Contudo, se os recados anônimos podem causar ansiedade, eles também tendem a perder o sentido rapidamente. “Trabalhar com questões anônimas se torna mais fácil na medida em que toda a carga emocional atrelada ao histórico ligado à pessoa específica fica em suspenso em função do anonimato”, defende Murilo Souza. “É bastante fácil imaginar quão diferente é receber um feedback negativo de um ente querido ou de um amigo próximo e de um completo estranho”, afirma.
O anonimato nem sempre é um aliado, mesmo quando a mensagem é positiva
O cuidado com a autoestima
Apesar do rápido esvaziamento de significado, os cuidados com a exposição nesse tipo de ferramenta precisam estar sempre presentes. “A nossa autoestima, não importa quão alta seja, depende de fatores externos para continuar elevada ou diminuir, como ir bem em uma prova ou perder o emprego”, comenta Vitória Baldissera. “E é nesse sentido que o Sarahah pode ser prejudicial, caso seja utilizado como uma forma de cyberbullying.”

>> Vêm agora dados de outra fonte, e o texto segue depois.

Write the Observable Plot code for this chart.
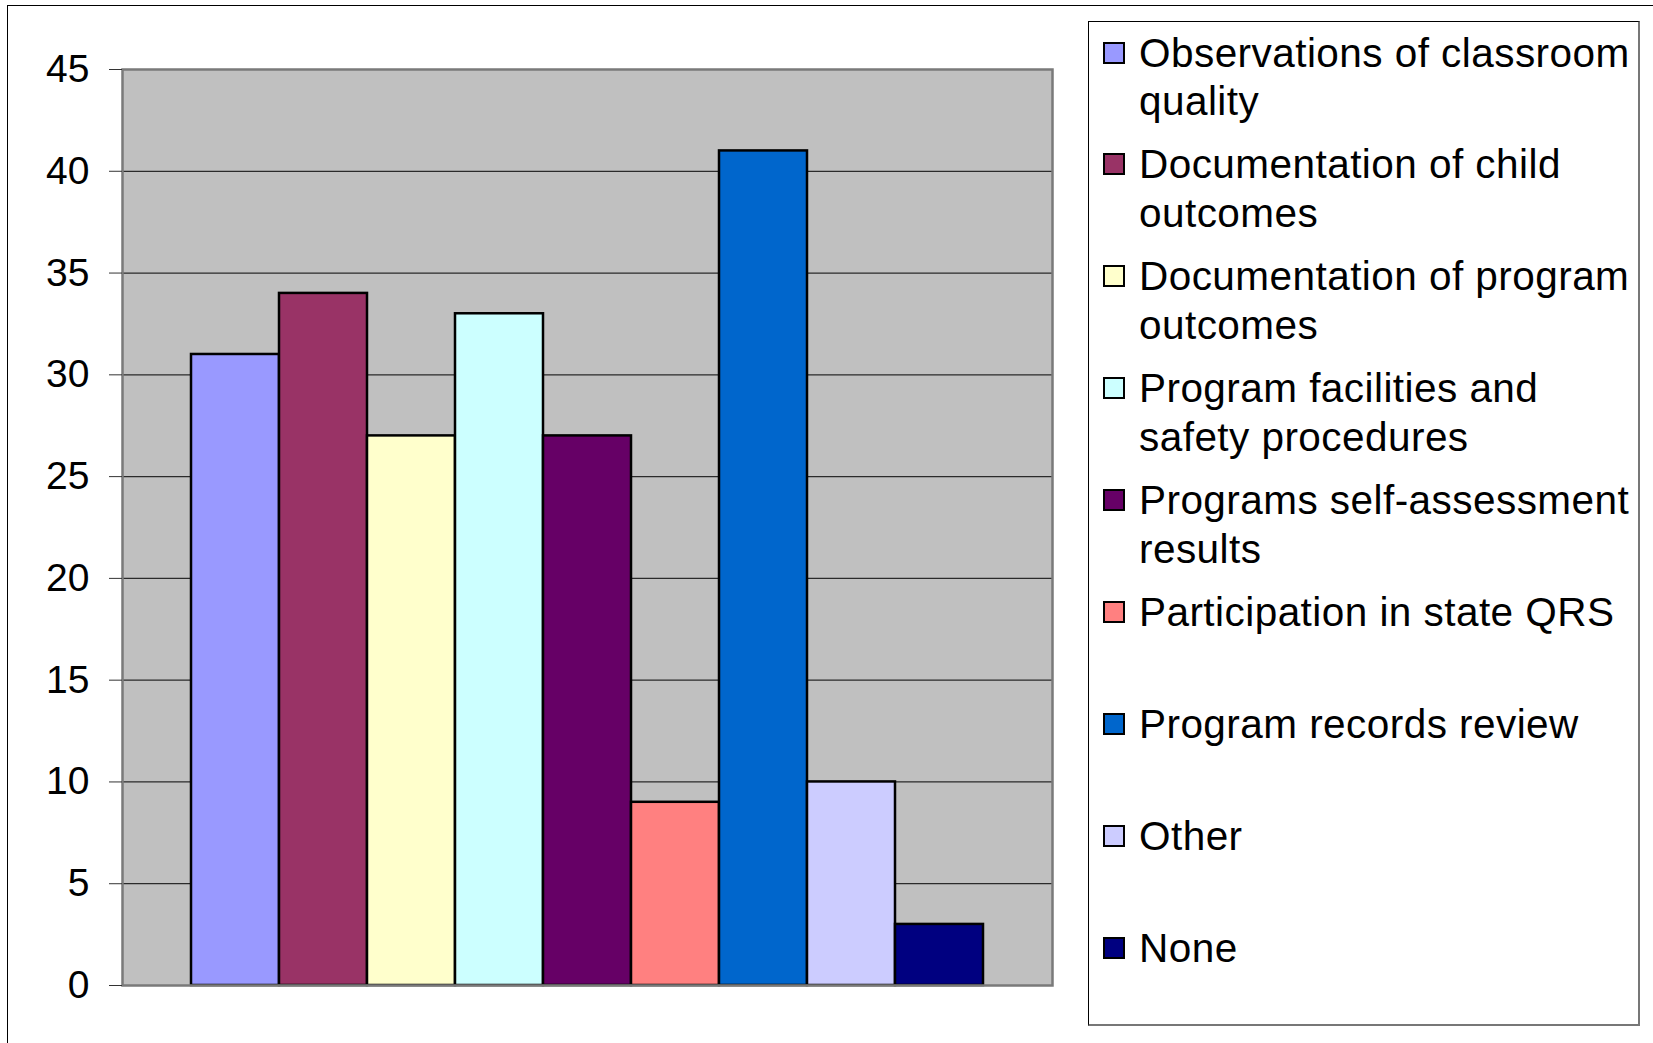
<!DOCTYPE html>
<html>
<head>
<meta charset="utf-8">
<script src="https://cdn.jsdelivr.net/npm/d3@7"></script>
<script src="https://cdn.jsdelivr.net/npm/@observablehq/plot@0.6"></script>
<style>
  html, body { margin: 0; padding: 0; background: #fff; }
  #wrap { position: relative; width: 1653px; height: 1043px; overflow: hidden; font-family: "Liberation Sans", Arial, sans-serif; }
  #outer { position: absolute; left: 7px; top: 5px; width: 1660px; height: 1100px; border: 1.5px solid #000; box-sizing: border-box; }
  #chart { position: absolute; left: 0; top: 0; }
  #legend { position: absolute; left: 1088px; top: 21px; width: 552px; height: 1005px; border: 1px solid #000; border-right-color: #777; border-bottom-color: #777; border-right-width: 2px; border-bottom-width: 2px; box-sizing: border-box; background: #fff; }
  .item { position: absolute; left: 0; width: 100%; }
  .sw { position: absolute; left: 14px; width: 18px; height: 18px; border: 2px solid #000; }
  .lab { position: absolute; left: 50px; width: 496px; font-size: 40.5px; letter-spacing: 0.45px; line-height: 48.6px; color: #000; }
</style>
</head>
<body>
<div id="wrap">
  <div id="outer"></div>
  <div id="chart"></div>
  <div id="legend"></div>
</div>
<script>
const categories = [
  "Observations of classroom quality",
  "Documentation of child outcomes",
  "Documentation of program outcomes",
  "Program facilities and safety procedures",
  "Programs self-assessment results",
  "Participation in state QRS",
  "Program records review",
  "Other",
  "None"
];
const values = [31, 34, 27, 33, 27, 9, 41, 10, 3];
const colors = ["#9999FF", "#993366", "#FFFFCC", "#CCFFFF", "#660066", "#FF8080", "#0066CC", "#CCCCFF", "#000080"];
const yTicks = [0, 5, 10, 15, 20, 25, 30, 35, 40, 45];

const data = categories.map((name, i) => ({name, value: values[i]}));

const plot = Plot.plot({
  width: 1080,
  height: 1043,
  marginLeft: 122,
  marginRight: 28,
  marginTop: 69,
  marginBottom: 58,
  x: {domain: categories, paddingInner: 0, paddingOuter: 0.75, axis: null},
  y: {domain: [0, 45], axis: null},
  color: {domain: categories, range: colors},
  style: {fontFamily: "'Liberation Sans', Arial, sans-serif", fontSize: "39px", color: "#000", background: "transparent", overflow: "visible"},
  marks: [
    Plot.frame({fill: "#C0C0C0"}),
    Plot.ruleY(yTicks.filter(d => d > 0 && d < 45), {stroke: "#2a2a2a", strokeWidth: 1.2}),
    Plot.barY(data, {x: "name", y: "value", fill: "name", stroke: "#000", strokeWidth: 2.5}),
    Plot.frame({stroke: "#7a7a7a", strokeWidth: 2.5}),
    Plot.axisY(yTicks, {tickSize: 13, tickPadding: 20, fontSize: 39, stroke: "#333", label: null})
  ]
});
document.getElementById("chart").appendChild(plot);

const legend = document.getElementById("legend");
const firstTop = 6.5, step = 111.9;
categories.forEach((name, i) => {
  const item = document.createElement("div");
  item.className = "item";
  item.style.top = (firstTop + i * step) + "px";
  const sw = document.createElement("div");
  sw.className = "sw";
  sw.style.top = "13px";
  sw.style.background = colors[i];
  const lab = document.createElement("div");
  lab.className = "lab";
  lab.style.top = "0px";
  lab.textContent = name;
  item.appendChild(sw);
  item.appendChild(lab);
  legend.appendChild(item);
});
</script>
</body>
</html>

Nesse sentido, condições anteriores nas pessoas podem transformar situações simples em problemas mais graves. “Muitas vezes, questões aparentemente inofensivas se tornam bastante sensíveis em função do histórico individual de cada um”, afirma Souza. “Se existe algum tipo de insegurança pré-existentes sobre ela, a reafirmação sistemática por parte de estranhos ou indivíduos não identificados pode vir a agravar essa condição.”
Em suma, é difícil cravar a razão exata pela qual as pessoas fazem uso de ferramentas anônimas. Necessidade de aprovação, busca por atenção ou apenas curiosidade, o fato é que dificilmente esse tipo de aplicativo será extinto da internet. E é bem provável que, em breve, outra novidade venha tomar o lugar do Sarahah.